По «логике» Солонина наименьшие потери должны были бы иметь советские ВВС. Если уж на «эмке» или «полуторке» можно было быстро удрать в тыл, то на самолете это можно было сделать раз в десять быстрее. Однако советские летчики с первого дня войны воевали, а не дезертировали. И ряд негативных примеров — не измены, а бестолковщины и разгильдяйства части авиационных командиров — общего вывода о героическом поведении советских ВВС не отменяет.
Вот, собственно, все об измышлениях Солонина.
Но как могли бы развиваться виртуальные события в 1941 году в случае упреждающего, превентивного удара РККА? Развиваться не «по Суворову», не «по Солонину», а с учетом объективно имевшихся факторов и обстоятельств?

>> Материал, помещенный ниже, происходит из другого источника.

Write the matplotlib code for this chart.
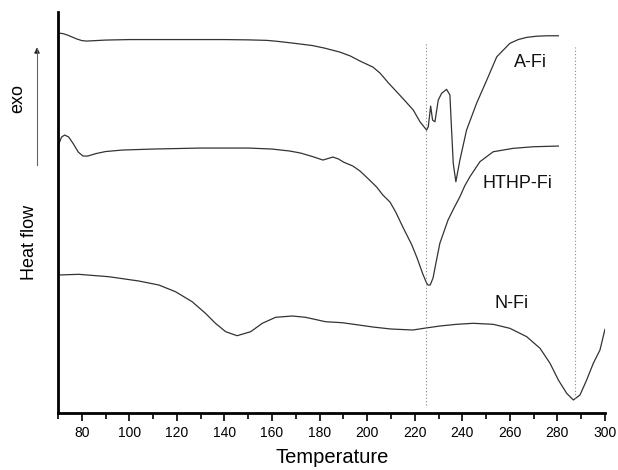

Надо сказать, что вопрос интересен. И лично для меня он интересен, тем более что над этой стороной проблемы я никогда ранее не задумывался, всегда понимая, что сообщения о якобы агрессивных планах Сталина в 1941 году, сорванных-де упреждающим ударом Гитлера, — всего лишь жалкие и грубо сляпанные измышления. Но, оказывается, и провокации резунов могут сослужить хорошую службу, если рассматривать их как отправные точки для новых, вполне взвешенных и исторически корректных размышлений. Ведь для полного и всестороннего анализа ситуации 1941 года полезно не провокационным, не клеветническим, не «чернушно»-пропагандистским образом, а объективно рассмотреть возможные последствия превентивного удара СССР по Германии летом 1941 года.
При этом я не склонен жонглировать номерами частей и соединений, заниматься играми «в солдатики» на картах, двигая туда или сюда механизированные корпуса и пехотные дивизии, и строить из себя великого полководца, как это делают сегодня ряд историков, резво пишущих о той войне, но вряд ли знакомых с армейской практикой даже в объеме курса молодого бойца.

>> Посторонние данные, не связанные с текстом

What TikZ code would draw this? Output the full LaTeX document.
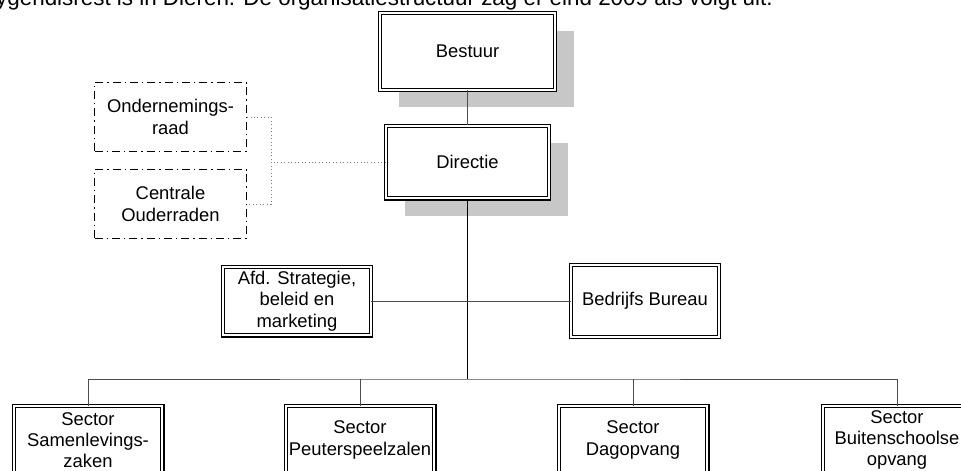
\documentclass[tikz,border=0pt]{standalone}
\usepackage{fontspec}
\setmainfont{Liberation Sans}
\usetikzlibrary{shadows}

\begin{document}
\begin{tikzpicture}[x=0.75pt, y=-0.75pt,
  every node/.style={font=\fontsize{13.8}{16}\selectfont, align=center},
  orgbox/.style={draw, fill=white, line width=0.9pt, double, double distance=1.5pt, inner sep=2pt},
  schaduw/.style={drop shadow={shadow xshift=14.25pt, shadow yshift=-13pt, fill=black!22, opacity=1}},
  raad/.style={draw, line width=0.8pt, dash pattern=on 6pt off 3pt on 1pt off 3pt,
    minimum width=114pt, minimum height=51.7pt, inner sep=2pt},
  lijn/.style={draw=black!70, line width=0.6pt},
  stippel/.style={draw=black!50, line width=0.6pt, dotted}]
\useasboundingbox (0,0) rectangle (961,471);
\clip (0,0) rectangle (961,471);

\node[anchor=base east, inner sep=0pt, font=\fontsize{16.8}{20}\selectfont] (intro) at (773,6)
  {ygendisrest is in Dieren. De organisatiestructuur zag er eind 2009 als volgt uit.};

% bestuur en directie
\node[orgbox, schaduw, minimum width=130.95pt, minimum height=57.45pt] (bestuur) at (467.5,51.5) {Bestuur};
\node[orgbox, schaduw, minimum width=121.95pt, minimum height=54.45pt] (directie) at (467.5,162) {Directie};

% raden
\node[raad] (or) at (170.5,117) {Ondernemings-\\raad};
\node[raad] (cor) at (170.5,204) {Centrale\\Ouderraden};

% staf
\node[orgbox, minimum width=110.7pt, minimum height=51.45pt] (afd) at (297,301) {Afd. Strategie,\\beleid en\\marketing};
\node[orgbox, minimum width=110.7pt, minimum height=53.7pt] (bb) at (645,301) {Bedrijfs Bureau};

% sectoren
\foreach \x/\naam/\tekst in {88/samen/{Sector\\Samenlevings-\\zaken}, 360/peuter/{Sector\\Peuterspeelzalen},
  633/dag/{Sector\\Dagopvang}, 897/bso/{Sector\\Buitenschoolse\\opvang}}
{
\node[orgbox, minimum width=111.45pt, minimum height=50.7pt] (\naam) at (\x,440) {\tekst};
}

\coordinate (bus) at (467.5,379);
\coordinate (knik) at (271,162);

\draw[lijn] (bestuur) -- (directie);
\draw[black, line width=0.7pt] (directie) -- (bus);
\draw[lijn] (afd) -- (bb);
\draw[lijn] (samen.north) |- (bus) -| (bso.north);
\draw[lijn] (peuter.north) -- (peuter.north |- bus);
\draw[lijn] (dag.north) -- (dag.north |- bus);
\draw[stippel] (directie.west) -- (knik);
\draw[stippel] (or.east) -| (knik) |- (cor.east);
\end{tikzpicture}
\end{document}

Давно сказано, что «каждый мнит себя стратегом, видя бой со стороны», но сегодня подобных «стратегов» развелось так много, что, в дополнение к бессмертным строчкам Шота Руставели, хочется не в рифму, но по существу прибавить: «Особенно тогда, когда «стратеги» видят бой не просто со стороны, а с приличного исторического отдаления, зная и ход былых боевых действий, и точную дислокацию войск, и обстановку на картах, и конечные результаты отдельных операций и кампании в целом».

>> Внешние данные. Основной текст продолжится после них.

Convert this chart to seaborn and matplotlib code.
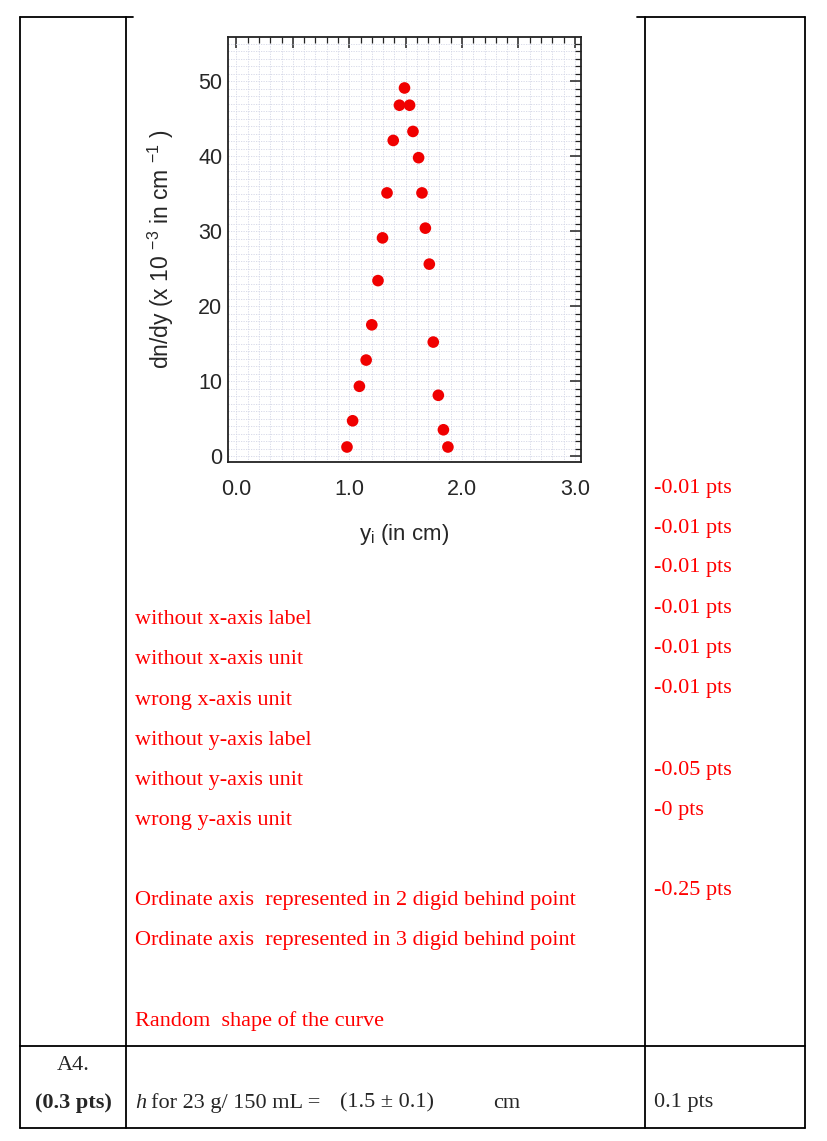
import numpy as np
import matplotlib
matplotlib.use("Agg")
import matplotlib.pyplot as plt
import seaborn as sns
from matplotlib.lines import Line2D
from matplotlib.ticker import MultipleLocator, FixedLocator, FixedFormatter

# data
y_pos = [0.98, 1.03, 1.09, 1.15, 1.20, 1.255, 1.295, 1.335, 1.39, 1.445, 1.49,
         1.535, 1.565, 1.615, 1.645, 1.675, 1.71, 1.745, 1.79, 1.835, 1.875]
dndy = [1.2, 4.7, 9.3, 12.8, 17.5, 23.4, 29.1, 35.1, 42.1, 46.8, 49.1,
        46.8, 43.3, 39.8, 35.1, 30.4, 25.6, 15.2, 8.1, 3.5, 1.2]

x_ticks = [0.0, 0.5, 1.0, 1.5, 2.0, 2.5, 3.0]
x_tick_labels = ["0.0", "", "1.0", "", "2.0", "", "3.0"]
y_ticks = [0, 10, 20, 30, 40, 50]

# grading notes
notes_mid = ["without x-axis label", "without x-axis unit", "wrong x-axis unit",
             "without y-axis label", "without y-axis unit", "wrong y-axis unit",
             "Ordinate axis  represented in 2 digid behind point",
             "Ordinate axis  represented in 3 digid behind point",
             "Random  shape of the curve"]
notes_mid_y = [616, 656, 697, 737, 777, 817, 898, 938, 1018]
notes_pts = ["-0.01 pts", "-0.01 pts", "-0.01 pts", "-0.01 pts", "-0.01 pts",
             "-0.01 pts", "-0.05 pts", "-0 pts", "-0.25 pts"]
notes_pts_y = [485, 525, 565, 605, 645, 685, 767, 807, 887]

W, H = 827, 1141

sns.set_style("white")
plt.rcParams["font.family"] = ["Liberation Sans", "DejaVu Sans"]
plt.rcParams["mathtext.fontset"] = "custom"
plt.rcParams["mathtext.rm"] = "Liberation Sans"
plt.rcParams["mathtext.it"] = "Liberation Sans:italic"

fig = plt.figure(figsize=(W / 100, H / 100), dpi=100)
fig.patch.set_facecolor("white")


def fx(px):
    return px / W


def fy(py):
    return 1 - py / H


# ---- chart ----
ax_l, ax_r, ax_t, ax_b = 228, 581, 37, 462
ax = fig.add_axes([fx(ax_l), fy(ax_b), fx(ax_r - ax_l), (ax_b - ax_t) / H])
sns.scatterplot(x=y_pos, y=dndy, ax=ax, color="#f00000", s=70, edgecolor="none",
                zorder=5)
ax.set_xlim(-0.075, 3.055)
ax.set_ylim(-0.8, 55.9)

ax.xaxis.set_major_locator(FixedLocator(x_ticks))
ax.xaxis.set_major_formatter(FixedFormatter(x_tick_labels))
ax.xaxis.set_minor_locator(MultipleLocator(0.1))
ax.yaxis.set_major_locator(FixedLocator(y_ticks))
ax.yaxis.set_minor_locator(MultipleLocator(1))

ax.tick_params(which="both", direction="in", top=True, right=True, color="#222222")
ax.tick_params(which="major", length=8, width=1.1, labelsize=15.5)
ax.tick_params(which="minor", length=4.5, width=0.9)
ax.tick_params(axis="x", which="major", pad=12)
ax.tick_params(axis="y", which="major", pad=4)

ax.grid(which="both", color="#d3d6e6", linestyle=(0, (1.5, 1.5)), linewidth=0.6)
ax.set_axisbelow(True)
for sp in ax.spines.values():
    sp.set_color("#222222")
    sp.set_linewidth(1.3)

ax.set_xlabel("y$_\\mathrm{i}$ (in cm)", fontsize=16, labelpad=16)
ax.set_ylabel("dn/dy (x 10 $^{\\mathrm{-3}}$ in cm $^{\\mathrm{-1}}$ )", fontsize=16.5,
              labelpad=16)

# ---- table frame ----
L, C1, C2, R = 20, 126, 645, 805
T, M, B = 17, 1046, 1128
lw = 1.3
segs = [
    ((L, T), (133, T)), ((637, T), (R, T)),
    ((L, M), (R, M)), ((L, B), (R, B)),
    ((L, T), (L, B)), ((C1, T), (C1, B)),
    ((C2, T), (C2, B)), ((R, T), (R, B)),
]
for (x0, y0), (x1, y1) in segs:
    fig.add_artist(Line2D([fx(x0), fx(x1)], [fy(y0), fy(y1)], color="black",
                          linewidth=lw, transform=fig.transFigure))

serif = ["Liberation Serif", "DejaVu Serif"]
red = "#ff0000"
fs = 16
dy = 3  # va="center" sits a bit high for these fonts

for txt, yy in zip(notes_mid, notes_mid_y):
    fig.text(fx(135), fy(yy + dy), txt, color=red, fontsize=fs, family=serif,
             ha="left", va="center")
for txt, yy in zip(notes_pts, notes_pts_y):
    fig.text(fx(654), fy(yy + dy), txt, color=red, fontsize=fs, family=serif,
             ha="left", va="center")

# bottom row
fig.text(fx(73), fy(1063 + dy), "A4.", fontsize=fs, family=serif, ha="center", va="center")
fig.text(fx(73), fy(1100 + dy), "(0.3 pts)", fontsize=fs, family=serif, weight="bold",
         ha="center", va="center")
fig.text(fx(135), fy(1100 + dy), "h", fontsize=fs, family=serif, style="italic",
         ha="left", va="center")
fig.text(fx(151), fy(1100 + dy), "for 23 g/ 150 mL =", fontsize=fs, family=serif,
         ha="left", va="center")
fig.text(fx(340), fy(1100 + dy), "(1.5 \u00b1 0.1)", fontsize=fs, family=serif,
         ha="left", va="center")
fig.text(fx(493), fy(1100 + dy), "cm", fontsize=fs, family=serif, ha="left", va="center")
fig.text(fx(654), fy(1100 + dy), "0.1 pts", fontsize=fs, family=serif, ha="left",
         va="center")

fig.savefig("out.png", dpi=100, facecolor="white")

Тогда легко быть Македонским, Морицем Саксонским и Наполеоном с Мольтке, вместе взятыми.
Все же, не изображая из себя квалифицированного генштабиста, в качестве исходного тезиса рискну заявить, что построение наших войск к лету 1941 года было предпочтительнее для активной обороны с переходом в контрнаступление, чем для превентивного наступления. Дислокация же частей и соединений Вермахта была в этом отношении прямо противоположной — это была дислокация превентивного удара. Поскольку немецкие авторы, писавшие о Второй мировой войне после окончания этой войны, знали, у кого «рыльце в пушку», они особенно не упирали на анализ исходной дислокации войск по обе стороны границы. Зато в «Россиянин» появился ряд авторов, которые усмотрели в сосредоточении в Белостокском выступе большинства механизированных корпусов Западного особого военного округа доказательство их изготовки к превентивному удару по немцам. Об этом пишет, например, Борис Шапталов в своей удивительно необъективной книге «Испытание войной».